While it’s not exactly as futuristic as 2001: A Space Odyssey, it’s no longer such a big stretch to imagine the day when a single operator anywhere in the world can remotely control 25 to 30 tractors, and when our crops effectively send us emails letting us know what they need.
As professor and chair of food, agricultural and biological engineering at Ohio State University, you might say Scott Shearer is in the catbird seat, and he knows exactly what he thinks about it all.
“Agricultural technology offers tremendous opportunities in terms of productivity, profitability, sustainability and connecting consumers to products,” Shearer says.
Still, there are significant hurdles ahead.
Venture capital is the key
The U.S. is flowing with investment money, much of it looking for ag tech startups.
A venture capital group that Shearer knows in Columbus, Ohio has a 10 per cent success rate — only one in 10 of the companies they invest in survives. But remember, he says, the ones that do succeed are going to change the face of agriculture.
While the bigger players in the agricultural industry are reluctant to risk investing in new businesses, they take notice when they see success.
Shearer points to Blue River Technology, a California company founded in 2011. It’s developed smart farm equipment that can identify individual plants and spray weeds in the field, and in September 2017, the company was bought by John Deere.
At Deere, the idea is taking root that such technology may replace GMOs and herbicide-tolerant crops.
“With the evolution of see-and-spray technology, the days of genetic manipulation could be behind us,” Shearer says, cautioning that rural internet connectivity is crucial for its success.
Controlling the environment and genetics
Collecting and using data will drive the agriculture of the future, says Shearer.
He cites a new Red Sun Farms facility in Ohio that grows mainly tomatoes, cucumbers and peppers 24/7 on 22 acres of greenhouses. The vertically integrated company is a “data-intensive” operation that’s within one day’s driving distance of 70 per cent of the U.S. population.
Livestock agriculture will also become more precise with, for example, robotic milkers that can sense the productivity of the cow and adjust feed rations on a daily basis to maximize production. Data from robotic milkers could also be used to improve genetics and breeding programs.
What we’ve been hearing is true, Shearer says. The future of field machinery will take a turn for the smaller.
“We’re going to automate everything, and I think we’re going to do that because equipment has gotten way too large,” he says, adding that compaction is damaging soil health.
Shearer predicts that by 2024, U.S. farmers will be buying 200,000 autonomous tractors a year.
Autonomous Solutions Inc. in Utah even has a fully automated platform called Mobius that that allows an operator to monitor multiple vehicles, i.e. that 25 to 30 tractors that we talked about.
Wild, wild west of technology
Shearer is enthusiastic about machine data generation that allows producers to see every single grain of corn and how it’s performing
Already, high-tech monitors exist to send 9,000 email messages annually from inside each acre crop, and emerging technologies can increase that figure tenfold.
When this kind of remote information is linked to field machinery, the potential, in Shearer’s words, will be “tremendous” for crop management.

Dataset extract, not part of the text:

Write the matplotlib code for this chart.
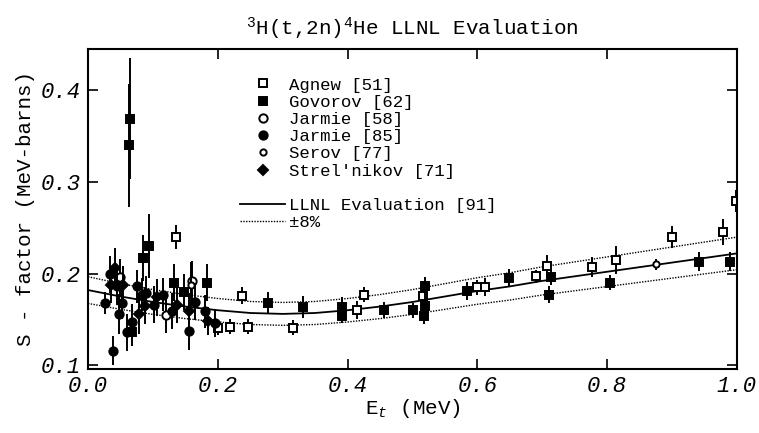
import matplotlib
matplotlib.use("Agg")
import matplotlib.pyplot as plt
import numpy as np

# LLNL evaluation curve
curve_E = [0.0, 0.05, 0.1, 0.15, 0.2, 0.25, 0.3, 0.35, 0.4, 0.45, 0.5,
           0.55, 0.6, 0.65, 0.7, 0.75, 0.8, 0.85, 0.9, 0.95, 1.0]
curve_S = [0.182, 0.175, 0.169, 0.164, 0.160, 0.157, 0.156, 0.157, 0.160, 0.164, 0.169,
           0.175, 0.181, 0.186, 0.192, 0.197, 0.202, 0.207, 0.212, 0.217, 0.222]
band = 0.08

# Agnew [51] - open squares
agnew_E = [0.135, 0.200, 0.219, 0.237, 0.247, 0.316, 0.414, 0.425, 0.516, 0.599, 0.611,
           0.690, 0.707, 0.776, 0.814, 0.900, 0.979, 0.998]
agnew_S = [0.240, 0.141, 0.142, 0.176, 0.142, 0.141, 0.160, 0.177, 0.175, 0.185, 0.185,
           0.197, 0.208, 0.207, 0.215, 0.240, 0.245, 0.279]
agnew_err = [0.013, 0.008, 0.008, 0.009, 0.008, 0.008, 0.010, 0.008, 0.010, 0.008, 0.010,
             0.007, 0.012, 0.011, 0.015, 0.012, 0.014, 0.012]

# Govorov [62] - filled squares
gov_E = [0.065, 0.063, 0.085, 0.094, 0.067, 0.133, 0.148, 0.183, 0.277, 0.331, 0.392, 0.391,
         0.456, 0.501, 0.519, 0.519, 0.518, 0.584, 0.649, 0.713, 0.711, 0.804, 0.942, 0.989]
gov_S = [0.369, 0.340, 0.217, 0.230, 0.136, 0.190, 0.180, 0.190, 0.168, 0.164, 0.164, 0.154,
         0.160, 0.160, 0.186, 0.165, 0.154, 0.181, 0.195, 0.196, 0.177, 0.190, 0.213, 0.213]
gov_err = [0.066, 0.067, 0.025, 0.035, 0.015, 0.020, 0.020, 0.020, 0.012, 0.012, 0.010, 0.008,
           0.009, 0.008, 0.010, 0.010, 0.009, 0.010, 0.010, 0.008, 0.009, 0.008, 0.010, 0.010]

# Jarmie [58] - open circles
j58_E = [0.050, 0.120, 0.160]
j58_S = [0.196, 0.155, 0.192]
j58_err = [0.020, 0.020, 0.022]

# Jarmie [85] - filled circles
j85_E = [0.026, 0.034, 0.039, 0.044, 0.047, 0.052, 0.060, 0.067, 0.075, 0.083, 0.090,
         0.101, 0.116, 0.129, 0.155, 0.165, 0.180, 0.196]
j85_S = [0.168, 0.199, 0.116, 0.186, 0.156, 0.168, 0.136, 0.147, 0.186, 0.177, 0.179,
         0.166, 0.177, 0.159, 0.137, 0.169, 0.159, 0.146]
j85_err = [0.012, 0.020, 0.016, 0.020, 0.022, 0.018, 0.020, 0.020, 0.018, 0.018, 0.018,
           0.020, 0.018, 0.020, 0.020, 0.020, 0.018, 0.015]

# Serov [77] - small open circles
serov_E = [0.158, 0.875]
serov_S = [0.188, 0.210]
serov_err = [0.025, 0.006]

# Strel'nikov [71] - filled diamonds
strel_E = [0.036, 0.042, 0.054, 0.078, 0.088, 0.106, 0.137, 0.155, 0.185]
strel_S = [0.188, 0.206, 0.188, 0.156, 0.165, 0.174, 0.166, 0.159, 0.148]
strel_err = [0.020, 0.022, 0.020, 0.022, 0.020, 0.020, 0.020, 0.020, 0.015]

plt.rcParams['font.family'] = ['Liberation Mono', 'DejaVu Sans Mono']
plt.rcParams['mathtext.fontset'] = 'custom'
plt.rcParams['mathtext.rm'] = 'Liberation Mono'
plt.rcParams['mathtext.it'] = 'Liberation Mono:italic'

fig = plt.figure(figsize=(7.59, 4.33), dpi=100)
ax = fig.add_axes([0.116, 0.148, 0.855, 0.739])

cE = np.array(curve_E)
cS = np.array(curve_S)
ax.plot(cE, cS, color='black', lw=1.3, label='LLNL Evaluation [91]')
ax.plot(cE, cS * (1 + band), color='black', lw=1.0, ls=(0, (1, 1)), label='\u00b18%')
ax.plot(cE, cS * (1 - band), color='black', lw=1.0, ls=(0, (1, 1)))

sets = [
    (agnew_E, agnew_S, agnew_err, 's', 'white', 6, 'Agnew [51]'),
    (gov_E, gov_S, gov_err, 's', 'black', 6, 'Govorov [62]'),
    (j58_E, j58_S, j58_err, 'o', 'white', 6, 'Jarmie [58]'),
    (j85_E, j85_S, j85_err, 'o', 'black', 6, 'Jarmie [85]'),
    (serov_E, serov_S, serov_err, 'o', 'white', 4.5, 'Serov [77]'),
    (strel_E, strel_S, strel_err, 'D', 'black', 5, "Strel'nikov [71]"),
]
marker_handles = []
for E, S, err, m, fc, ms, lab in sets:
    ax.errorbar(E, S, yerr=err, fmt='none', ecolor='black', elinewidth=1.4, capsize=0)
    ax.plot(E, S, ls='none', marker=m, mfc=fc, mec='black', mew=1.4, ms=ms)
    h, = ax.plot([], [], ls='none', marker=m, mfc=fc, mec='black', mew=1.4, ms=ms, label=lab)
    marker_handles.append(h)

line_handles = ax.get_lines()[:2]
blank, = ax.plot([], [], ls='none', label=' ')
handles = marker_handles + [blank] + list(line_handles)
labels = [h.get_label() for h in handles]
ax.legend(handles, labels, loc='upper left', bbox_to_anchor=(0.21, 0.96), frameon=False,
          fontsize=12.5, handlelength=2.6, handletextpad=0.25, labelspacing=0.12, numpoints=1)

ax.set_xlim(0.0, 1.0)
ax.set_ylim(0.096, 0.445)
ax.set_xticks([0.0, 0.2, 0.4, 0.6, 0.8, 1.0])
ax.set_xticklabels(['0.0', '0.2', '0.4', '0.6', '0.8', '1.0'], style='italic')
ax.set_yticks([0.1, 0.2, 0.3, 0.4])
ax.set_yticklabels(['0.1', '0.2', '0.3', '0.4'], style='italic')
ax.tick_params(direction='in', length=7, width=1.2, top=True, right=True, labelsize=16, pad=5)
for s in ax.spines.values():
    s.set_linewidth(1.5)

ax.set_xlabel('E$_t$ (MeV)', fontsize=15, labelpad=0)
ax.set_ylabel('S - factor (MeV-barns)', fontsize=15, labelpad=4)
ax.set_title('$^3$H(t,2n)$^4$He LLNL Evaluation', fontsize=15, pad=10)

fig.savefig('out.png', dpi=100)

But standardization is an issue, and with different companies being so proprietary about their innovations, systems can’t talk to one another, frustrating progress.
“It’s kind of the wild, wild west out there — a lot of different files and formats and a lot of different data moving in different directions,” Shearer says.
Ag Gateway is working on the problem. The non-profit organization has more than 200 member companies and its mission is to “promote and enable the industry’s transition to digital agriculture, and expand the use of information to maximize efficiency and productivity.”
It includes eight segments of the industry, including ag retail, crop nutrition and protection, precision agriculture, and grain and feed.
Bad connections and water woes
Shearer says rural areas in the U.S., as in Canada, are woefully behind in access to high-speed data options. While tractors and machinery can be hooked up to the internet to store data in the cloud, live-streaming video, for example, is out of reach.
Shearer has recently returned from east Africa where connectivity is nearly non-existent and farmers spend most of their days searching for water for crops and livestock.
Access to water is a universal problem, and Shearer says having data on where and when precipitation occurs would be a huge leap forward. Even in North America, whose fresh water supplies are the envy of the world, we have water issues.
“We’re going to have to get better at using the resources we have,” Shearer says.
Drainage systems, too, need to be modernized, by introducing the ability to control water flow so that nutrients can be prevented from moving off site and causing, among other things, toxic algal blooms.
And then there will be the disruptive “Black Swan” technologies that none of us yet know about, altering how farmers farm and how ag business gets done.
While there continue to be barriers — bringing down costs is a big one, as is data sharing — Shearer is optimistic they will be managed, and that the future of digital agriculture will be a more productive, profitable, transparent and sustainable one.